If you’re going to bash Linux like you always do, at least hold Windows to the same standard.
One BIG difference YellowApple, with Windows the old bugs are in NICHE PRODUCTS and while irritating are NOT show stoppers.
I could provide several lists with huge lists of truly show stopping bugs, bugs that any for pay OS would NEVER allow out the door on a supposedly finished product. But I don’t have to, Dell gives us a perfect example. Just to have functional drivers on Linux they have to run their own repo and block the Canonical repos, why? Because if you use the actual repos…the drivers break! Great job guys, Dell has less than a dozen units being sold with Linux and you can’t keep from breaking the drivers.
But in the end it ALL comes down to arrogance. We retailers have been pointing out for years the problems and have been ignored, so we ignore you, simple as that.
Chris Travers wrote, "in the end this doesn’t matter if you can’t convince users to switch, and you can’t do this by merely building a great desktop environment".
Users are being convinced to switch to GNU/Linux every day. For me, more than a decade ago, it was the rare ability of that other OS to crash that made me switch. For others it was the waves of malware or stifling interoperability problems. For other it is cost. There are many reasons to switch and millions have found theirs.

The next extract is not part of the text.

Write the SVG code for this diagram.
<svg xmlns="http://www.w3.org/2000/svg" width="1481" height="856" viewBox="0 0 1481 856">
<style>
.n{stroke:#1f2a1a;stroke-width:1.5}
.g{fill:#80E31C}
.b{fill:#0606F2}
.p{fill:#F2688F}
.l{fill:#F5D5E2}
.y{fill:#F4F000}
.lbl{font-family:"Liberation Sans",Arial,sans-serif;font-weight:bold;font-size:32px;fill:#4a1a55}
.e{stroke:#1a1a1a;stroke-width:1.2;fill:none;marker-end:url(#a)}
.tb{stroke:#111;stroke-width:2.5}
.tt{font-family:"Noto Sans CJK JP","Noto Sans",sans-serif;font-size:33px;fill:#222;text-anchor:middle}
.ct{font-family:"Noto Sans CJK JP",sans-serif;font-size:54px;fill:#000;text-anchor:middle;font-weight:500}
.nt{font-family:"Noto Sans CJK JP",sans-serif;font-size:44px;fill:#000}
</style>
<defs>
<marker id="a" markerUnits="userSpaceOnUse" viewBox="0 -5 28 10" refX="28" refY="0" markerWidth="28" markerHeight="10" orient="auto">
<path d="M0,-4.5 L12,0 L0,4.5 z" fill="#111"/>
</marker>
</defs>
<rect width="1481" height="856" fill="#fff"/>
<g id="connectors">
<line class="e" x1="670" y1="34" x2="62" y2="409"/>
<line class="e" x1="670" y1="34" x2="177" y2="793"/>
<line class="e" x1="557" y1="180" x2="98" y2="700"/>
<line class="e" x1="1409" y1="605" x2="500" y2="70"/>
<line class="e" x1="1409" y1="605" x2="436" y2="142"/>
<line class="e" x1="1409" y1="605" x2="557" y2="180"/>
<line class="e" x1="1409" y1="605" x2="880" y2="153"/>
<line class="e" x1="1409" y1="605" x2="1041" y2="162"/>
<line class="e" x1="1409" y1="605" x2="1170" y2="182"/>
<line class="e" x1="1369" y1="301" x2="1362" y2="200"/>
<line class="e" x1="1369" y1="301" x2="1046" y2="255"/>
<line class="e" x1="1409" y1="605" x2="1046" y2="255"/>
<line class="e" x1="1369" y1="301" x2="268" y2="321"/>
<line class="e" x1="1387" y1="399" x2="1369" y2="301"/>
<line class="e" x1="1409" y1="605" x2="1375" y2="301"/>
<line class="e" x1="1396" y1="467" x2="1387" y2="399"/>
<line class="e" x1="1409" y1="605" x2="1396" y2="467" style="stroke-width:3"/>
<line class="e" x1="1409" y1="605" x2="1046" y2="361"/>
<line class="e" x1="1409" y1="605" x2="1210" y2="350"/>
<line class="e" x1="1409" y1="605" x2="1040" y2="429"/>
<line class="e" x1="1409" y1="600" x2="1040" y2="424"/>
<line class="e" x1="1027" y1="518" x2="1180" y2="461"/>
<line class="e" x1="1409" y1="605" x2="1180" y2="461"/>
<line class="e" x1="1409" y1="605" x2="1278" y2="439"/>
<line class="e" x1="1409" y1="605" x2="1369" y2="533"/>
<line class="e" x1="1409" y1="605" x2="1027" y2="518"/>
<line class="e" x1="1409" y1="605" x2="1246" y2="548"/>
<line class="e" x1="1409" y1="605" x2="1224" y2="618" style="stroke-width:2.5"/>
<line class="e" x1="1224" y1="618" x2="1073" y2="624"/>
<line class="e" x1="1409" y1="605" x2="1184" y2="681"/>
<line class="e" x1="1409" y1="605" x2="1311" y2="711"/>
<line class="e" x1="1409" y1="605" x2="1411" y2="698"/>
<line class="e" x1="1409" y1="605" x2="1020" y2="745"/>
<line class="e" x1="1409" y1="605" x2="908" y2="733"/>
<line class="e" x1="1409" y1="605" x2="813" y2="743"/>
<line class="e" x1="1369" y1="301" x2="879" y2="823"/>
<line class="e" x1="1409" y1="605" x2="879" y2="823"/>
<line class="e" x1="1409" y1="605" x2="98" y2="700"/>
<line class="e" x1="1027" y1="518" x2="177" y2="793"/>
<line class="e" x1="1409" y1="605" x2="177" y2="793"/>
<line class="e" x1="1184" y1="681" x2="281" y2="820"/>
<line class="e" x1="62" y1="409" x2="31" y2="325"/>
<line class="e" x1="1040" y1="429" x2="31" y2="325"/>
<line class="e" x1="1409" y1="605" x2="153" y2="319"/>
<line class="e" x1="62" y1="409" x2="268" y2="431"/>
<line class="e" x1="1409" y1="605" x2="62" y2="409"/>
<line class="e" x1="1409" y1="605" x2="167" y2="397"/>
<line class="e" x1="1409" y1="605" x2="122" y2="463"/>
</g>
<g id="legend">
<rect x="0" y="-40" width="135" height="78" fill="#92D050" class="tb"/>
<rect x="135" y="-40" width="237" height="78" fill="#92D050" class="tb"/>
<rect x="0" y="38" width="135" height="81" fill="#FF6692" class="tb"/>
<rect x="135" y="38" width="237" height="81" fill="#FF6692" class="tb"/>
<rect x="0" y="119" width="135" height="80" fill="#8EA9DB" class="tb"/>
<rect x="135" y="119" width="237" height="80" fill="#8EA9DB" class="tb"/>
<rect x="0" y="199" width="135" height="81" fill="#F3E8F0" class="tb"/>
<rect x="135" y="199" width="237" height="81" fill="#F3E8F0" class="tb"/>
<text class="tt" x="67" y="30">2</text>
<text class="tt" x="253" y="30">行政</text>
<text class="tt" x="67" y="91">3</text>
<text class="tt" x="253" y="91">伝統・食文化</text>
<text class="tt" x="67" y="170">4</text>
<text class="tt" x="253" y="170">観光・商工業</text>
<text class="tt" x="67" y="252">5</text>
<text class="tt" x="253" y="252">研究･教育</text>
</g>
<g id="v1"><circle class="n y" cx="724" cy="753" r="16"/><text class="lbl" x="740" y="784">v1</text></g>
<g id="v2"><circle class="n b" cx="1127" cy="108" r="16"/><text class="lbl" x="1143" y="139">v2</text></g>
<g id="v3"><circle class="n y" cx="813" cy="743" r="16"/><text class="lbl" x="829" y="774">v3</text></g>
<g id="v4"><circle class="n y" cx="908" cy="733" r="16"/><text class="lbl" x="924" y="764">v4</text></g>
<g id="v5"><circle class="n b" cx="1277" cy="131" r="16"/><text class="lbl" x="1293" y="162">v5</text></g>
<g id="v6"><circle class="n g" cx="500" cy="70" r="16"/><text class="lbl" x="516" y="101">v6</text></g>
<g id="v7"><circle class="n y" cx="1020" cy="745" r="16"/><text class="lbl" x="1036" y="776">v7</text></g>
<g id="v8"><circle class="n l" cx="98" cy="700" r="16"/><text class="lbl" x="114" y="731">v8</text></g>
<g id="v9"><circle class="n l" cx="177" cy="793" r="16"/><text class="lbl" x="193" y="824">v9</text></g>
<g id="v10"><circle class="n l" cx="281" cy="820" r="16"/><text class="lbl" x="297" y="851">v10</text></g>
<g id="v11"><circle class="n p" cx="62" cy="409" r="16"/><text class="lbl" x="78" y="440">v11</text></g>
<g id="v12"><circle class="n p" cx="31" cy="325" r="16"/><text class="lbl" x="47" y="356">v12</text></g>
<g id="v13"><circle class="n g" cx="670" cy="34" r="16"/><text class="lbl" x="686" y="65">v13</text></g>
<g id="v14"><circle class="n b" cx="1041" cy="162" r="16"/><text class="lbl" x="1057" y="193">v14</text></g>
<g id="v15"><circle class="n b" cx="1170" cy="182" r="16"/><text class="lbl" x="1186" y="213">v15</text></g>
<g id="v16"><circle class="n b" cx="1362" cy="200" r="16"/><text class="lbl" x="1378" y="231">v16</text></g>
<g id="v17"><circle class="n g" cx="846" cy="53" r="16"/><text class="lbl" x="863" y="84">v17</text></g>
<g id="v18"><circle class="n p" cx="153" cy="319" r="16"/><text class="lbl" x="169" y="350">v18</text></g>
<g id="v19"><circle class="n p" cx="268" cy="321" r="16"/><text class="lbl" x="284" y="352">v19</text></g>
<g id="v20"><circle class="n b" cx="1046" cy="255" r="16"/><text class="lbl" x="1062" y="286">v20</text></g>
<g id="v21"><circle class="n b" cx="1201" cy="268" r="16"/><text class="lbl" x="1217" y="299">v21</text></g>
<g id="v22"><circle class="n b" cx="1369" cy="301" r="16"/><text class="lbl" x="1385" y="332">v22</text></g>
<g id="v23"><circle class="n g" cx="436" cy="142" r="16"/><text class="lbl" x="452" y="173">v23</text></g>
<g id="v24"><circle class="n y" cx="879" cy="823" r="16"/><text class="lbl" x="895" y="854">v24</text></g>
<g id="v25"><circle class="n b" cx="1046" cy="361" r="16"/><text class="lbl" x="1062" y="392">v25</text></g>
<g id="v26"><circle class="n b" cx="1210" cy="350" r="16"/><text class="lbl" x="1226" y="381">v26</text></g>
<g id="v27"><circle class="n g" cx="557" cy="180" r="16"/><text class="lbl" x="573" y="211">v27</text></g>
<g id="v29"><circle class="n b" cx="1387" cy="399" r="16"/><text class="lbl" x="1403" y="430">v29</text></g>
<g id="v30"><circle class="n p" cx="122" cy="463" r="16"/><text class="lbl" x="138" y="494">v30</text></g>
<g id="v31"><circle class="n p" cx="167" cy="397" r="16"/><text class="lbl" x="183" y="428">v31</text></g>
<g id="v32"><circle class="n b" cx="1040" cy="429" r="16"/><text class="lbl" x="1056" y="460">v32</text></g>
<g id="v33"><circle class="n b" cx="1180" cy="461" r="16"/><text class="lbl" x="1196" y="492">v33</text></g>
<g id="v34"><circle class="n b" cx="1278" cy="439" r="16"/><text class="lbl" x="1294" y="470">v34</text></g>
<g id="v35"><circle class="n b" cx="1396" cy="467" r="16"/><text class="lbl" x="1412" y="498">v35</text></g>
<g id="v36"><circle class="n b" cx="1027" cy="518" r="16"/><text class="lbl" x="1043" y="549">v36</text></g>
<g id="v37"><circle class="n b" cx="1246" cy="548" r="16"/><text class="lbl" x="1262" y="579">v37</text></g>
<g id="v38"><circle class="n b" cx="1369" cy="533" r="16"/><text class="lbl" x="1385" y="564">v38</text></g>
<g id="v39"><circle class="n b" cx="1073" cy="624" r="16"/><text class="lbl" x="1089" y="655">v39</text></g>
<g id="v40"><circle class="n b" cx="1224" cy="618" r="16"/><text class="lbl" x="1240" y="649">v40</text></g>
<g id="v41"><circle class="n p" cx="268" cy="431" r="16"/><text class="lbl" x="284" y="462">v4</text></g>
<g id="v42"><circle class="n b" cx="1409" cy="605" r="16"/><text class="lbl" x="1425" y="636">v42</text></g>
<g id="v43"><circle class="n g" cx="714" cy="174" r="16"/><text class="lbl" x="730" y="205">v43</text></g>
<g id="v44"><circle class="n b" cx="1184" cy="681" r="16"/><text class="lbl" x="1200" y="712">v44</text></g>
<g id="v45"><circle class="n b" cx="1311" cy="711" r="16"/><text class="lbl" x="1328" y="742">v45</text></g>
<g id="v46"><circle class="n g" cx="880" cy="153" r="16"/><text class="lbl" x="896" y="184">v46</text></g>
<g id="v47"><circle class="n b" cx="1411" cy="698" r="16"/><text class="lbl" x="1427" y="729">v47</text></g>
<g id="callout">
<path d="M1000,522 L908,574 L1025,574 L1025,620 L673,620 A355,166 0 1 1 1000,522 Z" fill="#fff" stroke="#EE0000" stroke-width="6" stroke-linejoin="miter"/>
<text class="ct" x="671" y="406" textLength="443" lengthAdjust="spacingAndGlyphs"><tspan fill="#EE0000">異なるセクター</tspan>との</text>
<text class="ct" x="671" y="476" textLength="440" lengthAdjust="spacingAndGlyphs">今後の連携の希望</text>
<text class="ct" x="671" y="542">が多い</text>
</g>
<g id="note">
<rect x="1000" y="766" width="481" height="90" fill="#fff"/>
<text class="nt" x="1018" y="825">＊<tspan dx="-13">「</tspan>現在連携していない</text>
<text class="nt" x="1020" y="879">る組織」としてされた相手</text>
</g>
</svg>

The last place I worked half the PCs would not boot. I re-imaged them but the mean lifetime in the work-place was a few months. XP was a make-work project for me and malware. It was a school and students seem to know how to find malware in spite of expensive anti-malware software. I got fed up, installed Debian GNU/Linux and never had another problem with software even while doubling the number of PCs. Users were damned pleased with the increase in reliability and the performance. They had a reason to switch. A few were reluctant but they in the end could not deny GNU/Linux was a step forward and easy to use.